■ **Task objective**
Copy from the first line below down to and including the line with "from bokeh.resources import INLINE". Skip the pictures.

■ **Source data**
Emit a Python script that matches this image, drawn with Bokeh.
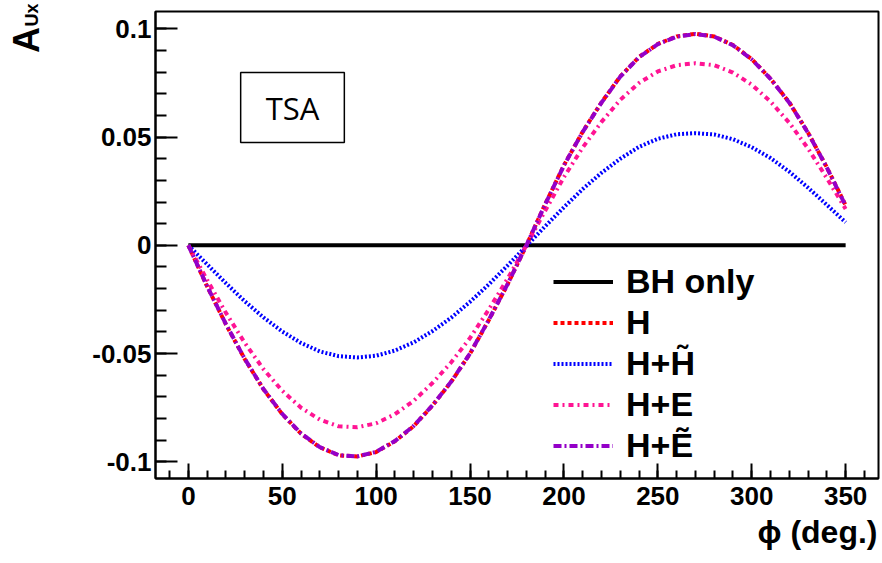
from bokeh.plotting import figure
from bokeh.models import Range1d, FixedTicker, Legend, LegendItem, Label, Title, LinearAxis
from bokeh.embed import file_html
from bokeh.resources import INLINE

phi = [0, 10, 20, 30, 40, 50, 60, 70, 80, 90, 100, 110, 120, 130, 140, 150, 160, 170,
       180, 190, 200, 210, 220, 230, 240, 250, 260, 270, 280, 290, 300, 310, 320, 330, 340, 350]

bh_only = [0.0] * 36

h = [0.0, -0.0190, -0.0365, -0.0525, -0.0665, -0.0780, -0.0870, -0.0933, -0.0970, -0.0975,
     -0.0955, -0.0905, -0.0835, -0.0740, -0.0630, -0.0500, -0.0345, -0.0180,
     0.0000, 0.0190, 0.0370, 0.0525, 0.0660, 0.0780, 0.0870, 0.0930, 0.0965, 0.0977,
     0.0965, 0.0925, 0.0860, 0.0770, 0.0660, 0.0520, 0.0360, 0.0185]

h_ht = [0.0, -0.0088, -0.0175, -0.0258, -0.0333, -0.0398, -0.0451, -0.0490, -0.0512, -0.0518,
        -0.0510, -0.0486, -0.0448, -0.0396, -0.0334, -0.0261, -0.0180, -0.0093,
        -0.0003, 0.0088, 0.0176, 0.0260, 0.0335, 0.0400, 0.0455, 0.0492, 0.0513, 0.0518,
        0.0512, 0.0490, 0.0453, 0.0403, 0.0340, 0.0266, 0.0187, 0.0106]

h_e = [0.0, -0.0160, -0.0312, -0.0450, -0.0572, -0.0672, -0.0750, -0.0805, -0.0836, -0.0840,
       -0.0822, -0.0780, -0.0718, -0.0636, -0.0540, -0.0428, -0.0296, -0.0154,
       0.0000, 0.0160, 0.0315, 0.0452, 0.0570, 0.0672, 0.0750, 0.0803, 0.0832, 0.0841,
       0.0832, 0.0798, 0.0742, 0.0664, 0.0566, 0.0447, 0.0310, 0.0168]

h_et = [0.0, -0.0189, -0.0364, -0.0524, -0.0664, -0.0779, -0.0869, -0.0932, -0.0969, -0.0975,
        -0.0954, -0.0904, -0.0834, -0.0739, -0.0629, -0.0499, -0.0344, -0.0179,
        0.0000, 0.0189, 0.0369, 0.0524, 0.0659, 0.0779, 0.0869, 0.0929, 0.0964, 0.0976,
        0.0964, 0.0924, 0.0859, 0.0769, 0.0659, 0.0519, 0.0359, 0.0183]

x_ticks = [0, 50, 100, 150, 200, 250, 300, 350]
x_minor = list(range(-10, 370, 10))
y_ticks = [-0.1, -0.05, 0.0, 0.05, 0.1]
y_tick_labels = ["-0.1", "-0.05", "0", "0.05", "0.1"]
y_minor = [round(-0.1 + 0.01 * i, 2) for i in range(21)]

labels = ["BH only", "H", "H+H\u0303", "H+E", "H+\u1EBC"]

FONT = "Liberation Sans"
NBSP = "\u00a0"

p = figure(width=882, height=563, output_backend="svg", toolbar_location=None,
           x_range=Range1d(-17.5, 367.5), y_range=Range1d(-0.1077, 0.108),
           min_border_left=155, min_border_right=4, min_border_top=11, min_border_bottom=85)
p.grid.visible = False
p.outline_line_color = "black"
p.outline_line_width = 2
p.background_fill_color = "white"
p.border_fill_color = "white"

r_bh = p.line(phi, bh_only, line_color="black", line_width=4)
r_h = p.line(phi, h, line_color="#ff0000", line_width=4, line_dash="4 3")
r_ht = p.line(phi, h_ht, line_color="#0000ff", line_width=4, line_dash="2 2")
r_e = p.line(phi, h_e, line_color="#ff1493", line_width=4, line_dash="5 4 2 4")
r_et = p.line(phi, h_et, line_color="#9400c8", line_width=4, line_dash="8 3 2 3")

xa = p.xaxis[0]
xa.ticker = FixedTicker(ticks=x_ticks, minor_ticks=x_minor)
ya = p.yaxis[0]
ya.ticker = FixedTicker(ticks=y_ticks, minor_ticks=y_minor)
ya.major_label_overrides = {t: s for t, s in zip(y_ticks, y_tick_labels)}

for ax in (xa, ya):
    ax.axis_line_width = 2
    ax.major_tick_line_width = 2
    ax.minor_tick_line_width = 2
    ax.major_tick_out = 0
    ax.minor_tick_out = 0
    ax.major_label_text_font = FONT
    ax.major_label_text_font_style = "bold"
    ax.major_label_text_font_size = "26px"
    ax.major_label_text_color = "black"
xa.major_tick_in = 15
xa.minor_tick_in = 8
xa.major_label_standoff = 8
ya.major_tick_in = 22
ya.minor_tick_in = 11
ya.major_label_standoff = 4

# y-axis title "A" (big) on the main axis, pushed toward the top with no-break spaces
ya.axis_label = NBSP * 41 + "A"
ya.axis_label_text_font = FONT
ya.axis_label_text_font_style = "bold"
ya.axis_label_text_font_size = "36px"
ya.axis_label_text_color = "black"
ya.axis_label_standoff = 42

# subscript "Ux" on an extra, otherwise invisible axis
sub_axis = LinearAxis(ticker=FixedTicker(ticks=[]), axis_line_alpha=0,
                      major_tick_in=0, major_tick_out=0, minor_tick_in=0, minor_tick_out=0,
                      major_label_standoff=0, axis_label=NBSP * 92 + "Ux",
                      axis_label_text_font=FONT, axis_label_text_font_style="bold",
                      axis_label_text_font_size="18px", axis_label_text_color="black",
                      axis_label_standoff=-38)
p.add_layout(sub_axis, "left")

legend = Legend(items=[LegendItem(label=l, renderers=[r]) for l, r in
                       zip(labels, [r_bh, r_h, r_ht, r_e, r_et])],
                location=(398, 12), padding=0, margin=0, spacing=0,
                glyph_width=60, glyph_height=41, label_height=41, label_standoff=13,
                label_text_font=FONT, label_text_font_style="bold",
                label_text_font_size="34px", label_text_color="black",
                border_line_alpha=0, background_fill_alpha=0)
p.add_layout(legend, "center")

# x-axis title
p.add_layout(Title(text="\u03D5 (deg.)", align="right", offset=1, standoff=9, text_font=FONT,
                   text_font_style="bold", text_font_size="32px", text_color="black"), "below")

p.add_layout(Label(x=137, y=371, x_units="screen", y_units="screen", text="TSA",
                   text_font="Open Sans", text_font_size="31px", text_align="center",
                   text_baseline="middle", text_color="black",
                   border_line_color="black", border_line_width=1.5,
                   background_fill_color="white", padding=(25, 14)))

open("out.html", "w").write(file_html(p, INLINE))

■ **Reply to the task**
Emit a Python script that matches this image, drawn with Bokeh.
from bokeh.plotting import figure
from bokeh.models import Range1d, FixedTicker, Legend, LegendItem, Label, Title, LinearAxis
from bokeh.embed import file_html
from bokeh.resources import INLINE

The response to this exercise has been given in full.